> TASK TO COMPLETE: Reproduce the data exactly and drop any pictures it holds.

[Start RECORDED INFORMATION]

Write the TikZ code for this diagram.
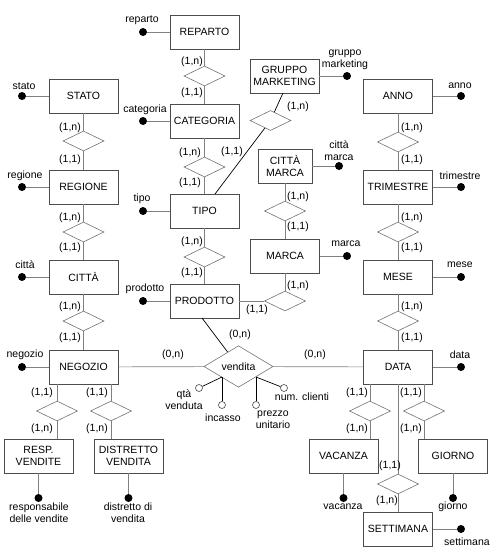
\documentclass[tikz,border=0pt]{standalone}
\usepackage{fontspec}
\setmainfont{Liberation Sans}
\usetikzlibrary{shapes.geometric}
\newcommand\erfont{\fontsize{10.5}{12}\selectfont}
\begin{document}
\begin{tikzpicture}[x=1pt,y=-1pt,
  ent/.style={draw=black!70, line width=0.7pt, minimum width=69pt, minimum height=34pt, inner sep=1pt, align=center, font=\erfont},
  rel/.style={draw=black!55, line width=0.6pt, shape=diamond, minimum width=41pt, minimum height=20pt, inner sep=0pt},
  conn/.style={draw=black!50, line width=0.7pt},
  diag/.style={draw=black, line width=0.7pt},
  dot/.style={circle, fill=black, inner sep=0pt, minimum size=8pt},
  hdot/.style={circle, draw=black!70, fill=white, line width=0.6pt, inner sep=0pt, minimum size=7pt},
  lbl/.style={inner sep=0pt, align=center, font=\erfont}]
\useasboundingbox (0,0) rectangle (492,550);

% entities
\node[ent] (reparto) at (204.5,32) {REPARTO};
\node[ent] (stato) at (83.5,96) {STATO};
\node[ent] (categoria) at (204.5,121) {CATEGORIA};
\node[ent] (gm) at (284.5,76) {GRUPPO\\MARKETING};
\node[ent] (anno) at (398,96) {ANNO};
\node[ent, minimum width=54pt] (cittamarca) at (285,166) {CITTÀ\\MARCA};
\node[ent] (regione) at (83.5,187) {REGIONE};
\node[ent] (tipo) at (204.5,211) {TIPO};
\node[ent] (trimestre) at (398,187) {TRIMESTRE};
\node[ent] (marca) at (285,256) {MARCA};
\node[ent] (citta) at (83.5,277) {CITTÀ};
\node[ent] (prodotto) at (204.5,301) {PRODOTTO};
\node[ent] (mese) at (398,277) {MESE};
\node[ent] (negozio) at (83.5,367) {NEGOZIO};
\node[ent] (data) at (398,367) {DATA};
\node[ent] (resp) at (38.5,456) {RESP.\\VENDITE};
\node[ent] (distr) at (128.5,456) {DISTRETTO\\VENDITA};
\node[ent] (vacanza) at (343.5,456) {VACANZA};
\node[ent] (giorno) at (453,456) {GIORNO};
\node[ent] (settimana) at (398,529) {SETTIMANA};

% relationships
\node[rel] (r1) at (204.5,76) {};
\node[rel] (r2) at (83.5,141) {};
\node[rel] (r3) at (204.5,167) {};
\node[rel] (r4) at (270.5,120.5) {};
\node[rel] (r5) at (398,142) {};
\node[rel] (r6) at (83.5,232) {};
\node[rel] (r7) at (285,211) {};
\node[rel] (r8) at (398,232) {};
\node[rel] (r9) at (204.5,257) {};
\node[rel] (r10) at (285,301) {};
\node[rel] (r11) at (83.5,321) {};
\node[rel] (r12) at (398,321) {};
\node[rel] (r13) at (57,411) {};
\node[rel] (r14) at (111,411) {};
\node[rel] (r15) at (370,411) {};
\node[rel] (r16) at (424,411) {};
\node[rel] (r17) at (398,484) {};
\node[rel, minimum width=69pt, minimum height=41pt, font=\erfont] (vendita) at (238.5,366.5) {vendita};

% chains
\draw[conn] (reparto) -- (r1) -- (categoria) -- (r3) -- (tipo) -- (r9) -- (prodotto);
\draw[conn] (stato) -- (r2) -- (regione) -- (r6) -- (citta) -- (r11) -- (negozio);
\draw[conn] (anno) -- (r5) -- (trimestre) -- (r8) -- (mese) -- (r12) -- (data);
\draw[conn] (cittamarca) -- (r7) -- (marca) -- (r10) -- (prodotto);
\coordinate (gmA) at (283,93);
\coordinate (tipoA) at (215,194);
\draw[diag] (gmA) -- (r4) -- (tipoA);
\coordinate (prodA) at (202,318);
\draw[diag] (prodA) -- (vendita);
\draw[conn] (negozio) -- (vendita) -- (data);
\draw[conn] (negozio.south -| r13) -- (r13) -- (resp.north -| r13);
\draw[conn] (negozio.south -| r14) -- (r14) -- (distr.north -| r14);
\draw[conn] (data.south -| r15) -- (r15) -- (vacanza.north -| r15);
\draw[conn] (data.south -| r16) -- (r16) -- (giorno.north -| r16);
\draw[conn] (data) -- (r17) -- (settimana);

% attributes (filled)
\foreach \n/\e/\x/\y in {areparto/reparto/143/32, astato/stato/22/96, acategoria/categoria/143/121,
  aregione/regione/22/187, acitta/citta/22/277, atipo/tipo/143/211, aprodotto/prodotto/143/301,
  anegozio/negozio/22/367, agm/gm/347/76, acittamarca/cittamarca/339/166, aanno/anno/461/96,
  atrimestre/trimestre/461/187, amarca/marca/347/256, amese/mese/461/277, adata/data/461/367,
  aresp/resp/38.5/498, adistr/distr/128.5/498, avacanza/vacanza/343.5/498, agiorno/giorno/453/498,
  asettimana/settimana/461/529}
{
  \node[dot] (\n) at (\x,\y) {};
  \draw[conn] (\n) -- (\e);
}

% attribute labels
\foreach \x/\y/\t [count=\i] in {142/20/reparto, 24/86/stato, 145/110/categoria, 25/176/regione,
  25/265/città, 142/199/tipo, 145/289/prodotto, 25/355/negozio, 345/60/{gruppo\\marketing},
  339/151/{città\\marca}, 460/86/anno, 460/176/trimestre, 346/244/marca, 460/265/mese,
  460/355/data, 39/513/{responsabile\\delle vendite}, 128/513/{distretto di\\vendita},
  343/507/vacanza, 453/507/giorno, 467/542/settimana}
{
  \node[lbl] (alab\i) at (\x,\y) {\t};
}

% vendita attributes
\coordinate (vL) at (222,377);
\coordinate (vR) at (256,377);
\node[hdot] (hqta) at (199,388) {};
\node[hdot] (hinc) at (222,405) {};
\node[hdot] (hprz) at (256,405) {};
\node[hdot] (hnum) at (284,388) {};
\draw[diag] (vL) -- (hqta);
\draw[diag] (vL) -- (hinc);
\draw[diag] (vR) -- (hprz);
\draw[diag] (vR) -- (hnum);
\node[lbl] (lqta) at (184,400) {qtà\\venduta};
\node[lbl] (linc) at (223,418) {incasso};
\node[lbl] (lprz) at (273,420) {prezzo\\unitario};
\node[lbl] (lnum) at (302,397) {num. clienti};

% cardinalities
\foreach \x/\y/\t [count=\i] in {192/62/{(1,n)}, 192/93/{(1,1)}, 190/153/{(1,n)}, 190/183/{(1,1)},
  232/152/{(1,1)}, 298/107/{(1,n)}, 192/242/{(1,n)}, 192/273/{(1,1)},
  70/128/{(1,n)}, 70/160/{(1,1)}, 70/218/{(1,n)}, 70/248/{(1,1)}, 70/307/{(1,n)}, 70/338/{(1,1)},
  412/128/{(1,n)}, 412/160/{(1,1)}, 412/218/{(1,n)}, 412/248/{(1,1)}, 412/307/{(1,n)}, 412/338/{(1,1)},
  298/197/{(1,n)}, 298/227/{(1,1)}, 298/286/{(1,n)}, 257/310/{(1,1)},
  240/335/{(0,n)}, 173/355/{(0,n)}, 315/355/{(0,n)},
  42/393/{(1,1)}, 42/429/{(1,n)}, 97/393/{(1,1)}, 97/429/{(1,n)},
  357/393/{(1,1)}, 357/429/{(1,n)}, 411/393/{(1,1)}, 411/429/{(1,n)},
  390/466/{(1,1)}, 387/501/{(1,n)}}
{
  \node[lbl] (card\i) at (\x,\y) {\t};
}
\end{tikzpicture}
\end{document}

[End RECORDED INFORMATION]

> TASK ANSWER:
Write the TikZ code for this diagram.
\documentclass[tikz,border=0pt]{standalone}
\usepackage{fontspec}
\setmainfont{Liberation Sans}
\usetikzlibrary{shapes.geometric}
\newcommand\erfont{\fontsize{10.5}{12}\selectfont}
\begin{document}
\begin{tikzpicture}[x=1pt,y=-1pt,
  ent/.style={draw=black!70, line width=0.7pt, minimum width=69pt, minimum height=34pt, inner sep=1pt, align=center, font=\erfont},
  rel/.style={draw=black!55, line width=0.6pt, shape=diamond, minimum width=41pt, minimum height=20pt, inner sep=0pt},
  conn/.style={draw=black!50, line width=0.7pt},
  diag/.style={draw=black, line width=0.7pt},
  dot/.style={circle, fill=black, inner sep=0pt, minimum size=8pt},
  hdot/.style={circle, draw=black!70, fill=white, line width=0.6pt, inner sep=0pt, minimum size=7pt},
  lbl/.style={inner sep=0pt, align=center, font=\erfont}]
\useasboundingbox (0,0) rectangle (492,550);

% entities
\node[ent] (reparto) at (204.5,32) {REPARTO};
\node[ent] (stato) at (83.5,96) {STATO};
\node[ent] (categoria) at (204.5,121) {CATEGORIA};
\node[ent] (gm) at (284.5,76) {GRUPPO\\MARKETING};
\node[ent] (anno) at (398,96) {ANNO};
\node[ent, minimum width=54pt] (cittamarca) at (285,166) {CITTÀ\\MARCA};
\node[ent] (regione) at (83.5,187) {REGIONE};
\node[ent] (tipo) at (204.5,211) {TIPO};
\node[ent] (trimestre) at (398,187) {TRIMESTRE};
\node[ent] (marca) at (285,256) {MARCA};
\node[ent] (citta) at (83.5,277) {CITTÀ};
\node[ent] (prodotto) at (204.5,301) {PRODOTTO};
\node[ent] (mese) at (398,277) {MESE};
\node[ent] (negozio) at (83.5,367) {NEGOZIO};
\node[ent] (data) at (398,367) {DATA};
\node[ent] (resp) at (38.5,456) {RESP.\\VENDITE};
\node[ent] (distr) at (128.5,456) {DISTRETTO\\VENDITA};
\node[ent] (vacanza) at (343.5,456) {VACANZA};
\node[ent] (giorno) at (453,456) {GIORNO};
\node[ent] (settimana) at (398,529) {SETTIMANA};

% relationships
\node[rel] (r1) at (204.5,76) {};
\node[rel] (r2) at (83.5,141) {};
\node[rel] (r3) at (204.5,167) {};
\node[rel] (r4) at (270.5,120.5) {};
\node[rel] (r5) at (398,142) {};
\node[rel] (r6) at (83.5,232) {};
\node[rel] (r7) at (285,211) {};
\node[rel] (r8) at (398,232) {};
\node[rel] (r9) at (204.5,257) {};
\node[rel] (r10) at (285,301) {};
\node[rel] (r11) at (83.5,321) {};
\node[rel] (r12) at (398,321) {};
\node[rel] (r13) at (57,411) {};
\node[rel] (r14) at (111,411) {};
\node[rel] (r15) at (370,411) {};
\node[rel] (r16) at (424,411) {};
\node[rel] (r17) at (398,484) {};
\node[rel, minimum width=69pt, minimum height=41pt, font=\erfont] (vendita) at (238.5,366.5) {vendita};

% chains
\draw[conn] (reparto) -- (r1) -- (categoria) -- (r3) -- (tipo) -- (r9) -- (prodotto);
\draw[conn] (stato) -- (r2) -- (regione) -- (r6) -- (citta) -- (r11) -- (negozio);
\draw[conn] (anno) -- (r5) -- (trimestre) -- (r8) -- (mese) -- (r12) -- (data);
\draw[conn] (cittamarca) -- (r7) -- (marca) -- (r10) -- (prodotto);
\coordinate (gmA) at (283,93);
\coordinate (tipoA) at (215,194);
\draw[diag] (gmA) -- (r4) -- (tipoA);
\coordinate (prodA) at (202,318);
\draw[diag] (prodA) -- (vendita);
\draw[conn] (negozio) -- (vendita) -- (data);
\draw[conn] (negozio.south -| r13) -- (r13) -- (resp.north -| r13);
\draw[conn] (negozio.south -| r14) -- (r14) -- (distr.north -| r14);
\draw[conn] (data.south -| r15) -- (r15) -- (vacanza.north -| r15);
\draw[conn] (data.south -| r16) -- (r16) -- (giorno.north -| r16);
\draw[conn] (data) -- (r17) -- (settimana);

% attributes (filled)
\foreach \n/\e/\x/\y in {areparto/reparto/143/32, astato/stato/22/96, acategoria/categoria/143/121,
  aregione/regione/22/187, acitta/citta/22/277, atipo/tipo/143/211, aprodotto/prodotto/143/301,
  anegozio/negozio/22/367, agm/gm/347/76, acittamarca/cittamarca/339/166, aanno/anno/461/96,
  atrimestre/trimestre/461/187, amarca/marca/347/256, amese/mese/461/277, adata/data/461/367,
  aresp/resp/38.5/498, adistr/distr/128.5/498, avacanza/vacanza/343.5/498, agiorno/giorno/453/498,
  asettimana/settimana/461/529}
{
  \node[dot] (\n) at (\x,\y) {};
  \draw[conn] (\n) -- (\e);
}

% attribute labels
\foreach \x/\y/\t [count=\i] in {142/20/reparto, 24/86/stato, 145/110/categoria, 25/176/regione,
  25/265/città, 142/199/tipo, 145/289/prodotto, 25/355/negozio, 345/60/{gruppo\\marketing},
  339/151/{città\\marca}, 460/86/anno, 460/176/trimestre, 346/244/marca, 460/265/mese,
  460/355/data, 39/513/{responsabile\\delle vendite}, 128/513/{distretto di\\vendita},
  343/507/vacanza, 453/507/giorno, 467/542/settimana}
{
  \node[lbl] (alab\i) at (\x,\y) {\t};
}

% vendita attributes
\coordinate (vL) at (222,377);
\coordinate (vR) at (256,377);
\node[hdot] (hqta) at (199,388) {};
\node[hdot] (hinc) at (222,405) {};
\node[hdot] (hprz) at (256,405) {};
\node[hdot] (hnum) at (284,388) {};
\draw[diag] (vL) -- (hqta);
\draw[diag] (vL) -- (hinc);
\draw[diag] (vR) -- (hprz);
\draw[diag] (vR) -- (hnum);
\node[lbl] (lqta) at (184,400) {qtà\\venduta};
\node[lbl] (linc) at (223,418) {incasso};
\node[lbl] (lprz) at (273,420) {prezzo\\unitario};
\node[lbl] (lnum) at (302,397) {num. clienti};

% cardinalities
\foreach \x/\y/\t [count=\i] in {192/62/{(1,n)}, 192/93/{(1,1)}, 190/153/{(1,n)}, 190/183/{(1,1)},
  232/152/{(1,1)}, 298/107/{(1,n)}, 192/242/{(1,n)}, 192/273/{(1,1)},
  70/128/{(1,n)}, 70/160/{(1,1)}, 70/218/{(1,n)}, 70/248/{(1,1)}, 70/307/{(1,n)}, 70/338/{(1,1)},
  412/128/{(1,n)}, 412/160/{(1,1)}, 412/218/{(1,n)}, 412/248/{(1,1)}, 412/307/{(1,n)}, 412/338/{(1,1)},
  298/197/{(1,n)}, 298/227/{(1,1)}, 298/286/{(1,n)}, 257/310/{(1,1)},
  240/335/{(0,n)}, 173/355/{(0,n)}, 315/355/{(0,n)},
  42/393/{(1,1)}, 42/429/{(1,n)}, 97/393/{(1,1)}, 97/429/{(1,n)},
  357/393/{(1,1)}, 357/429/{(1,n)}, 411/393/{(1,1)}, 411/429/{(1,n)},
  390/466/{(1,1)}, 387/501/{(1,n)}}
{
  \node[lbl] (card\i) at (\x,\y) {\t};
}
\end{tikzpicture}
\end{document}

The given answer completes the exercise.